Capitalism began when the Industrial Revolution began. You have to go back to its beginnings to find a time when pretty much everybody understood the whole process. Capitalism began to get rolling when banks entered the picture, meeting with both creditors and debtors. Robert Morris didn't invent capitalism, he was just the leader in understanding the role of banks.
Like most innovators, Morris took one side of it and got rich. When the predators caught on and sent him to debtor's prison, he realized the bankruptcy laws needed to be changed. When George Wahington visited Morris in the Walnut Street debtors prison, the two of them had the clout to get bankruptcy laws changed. And Morris was released.

Back in those days, banks were rudimentary and Morris was running the country. He realized that banks created money when they made a loan, because two people, the debtor, and the creditor, were able to write checks on the same money. That quirk created an incentive for both sides to make loans and for the banks to make a profit. The banks made the loans, and if the debtor couldn't repay, he went to jail until he did. Shakespere, in the Merchant of Venice, depicted that state of affairs in the Sixteenth Century fairly accurately. By Morris's day, things had progressed from a pound of flesh to debtor's prison, but that didn't help much, because who in the world would borrow money on those terms? So bankruptcy was changed to release the defaulting debtor, upon surrendering all of his personal assets to discharge the debt.

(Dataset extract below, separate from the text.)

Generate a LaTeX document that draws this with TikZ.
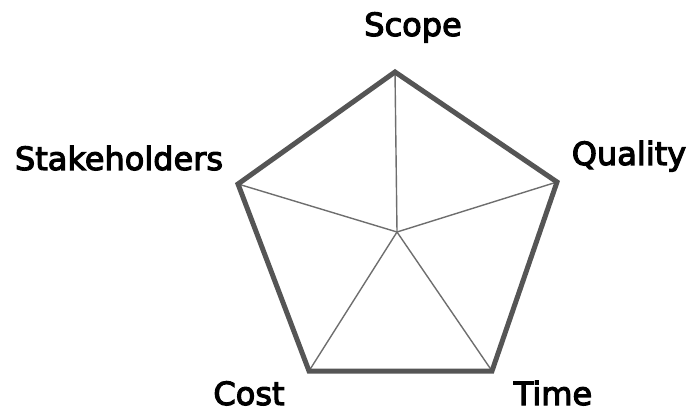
\documentclass[tikz,border=0pt]{standalone}
\usepackage{fontspec}
\setmainfont[FakeBold=3.5]{DejaVu Sans}
\usepackage{xcolor}
\usepackage{tikz}
\usetikzlibrary{positioning, calc}

\definecolor{penline}{HTML}{555555}

\begin{document}
\begin{tikzpicture}[
    x=1pt, y=-1pt,
    rim/.style={draw=penline, line width=5pt, line join=miter},
    spoke/.style={draw=penline!85, line width=1.4pt},
    lbl/.style={font=\fontsize{32}{34}\selectfont, inner sep=0pt, text=black, anchor=base}
]
\useasboundingbox (0,0) rectangle (690,414);

% Corners of the pentagon
\coordinate (top) at (395,72);
\coordinate (right) at (557,182);
\coordinate (botr) at (492,371);
\coordinate (botl) at (309,371);
\coordinate (left) at (238,184);
\coordinate (mid) at (397,232);

% Spokes
\draw[spoke] (mid) -- (top);
\draw[spoke] (mid) -- (right);
\draw[spoke] (mid) -- (botr);
\draw[spoke] (mid) -- (botl);
\draw[spoke] (mid) -- (left);

% Outer pentagon
\draw[rim] (top) -- (right) -- (botr) -- (botl) -- (left) -- cycle;

% Labels
\node[lbl] (scope) at (413,36) {Scope};
\node[lbl] (quality) at (629,165) {Quality};
\node[lbl] (stake) at (119,170) {Stakeholders};
\node[lbl] (cost) at (249,405) {Cost};
\node[lbl] (time) at (553,405) {Time};

\end{tikzpicture}
\end{document}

So, now there were two sources of funds for satisfying creditors -- the extra interest debtors paid if their personal assets seemed shaky, and all of their personal assets if that didn't suffice. It was up to the creditor or the bank to investigate how adequately that should suffice, so both sides were taking a risk. My next-door neighbor had the crust at the age of 19 to ask a banker for a loan to start a business, in spite of the fact that he had no personal assets at all. Forty years later, he had a thousand employees and a lot of gratitude to the banker who took a chance on him. So he joined the bank's board of directors at no salary. By contrast, a lot of other debtors were turned down for loans, because the banker wouldn't take a chance on them. They sulked a lot about bankers who wouldn't make a loan unless you didn't need one. Those tears were not always genuine, but sometimes they were, and that's capitalism for you.

Never the less, although the incentives had been improved, they weren't enough to make capitalism boom. People with generous means still wouldn't make loans on the terms of all their personal assets risked, because they had too much to lose. So life insurance flourished, and bonds, where the creditor's loss was limited to the amount of the assets put up as security for the loan. Once again, the creditor was protected against overstatement of the debtor's net worth.

That's about all there is to capitalism, and it seemed to be enough until the government entered the equation with things like student loans and credit default swaps. If we are going to do things like that, we will need an elaborate government credit investigative system, which will raise the resulting interest rate, perhaps to a higher level than the formerly balanced system can sustain.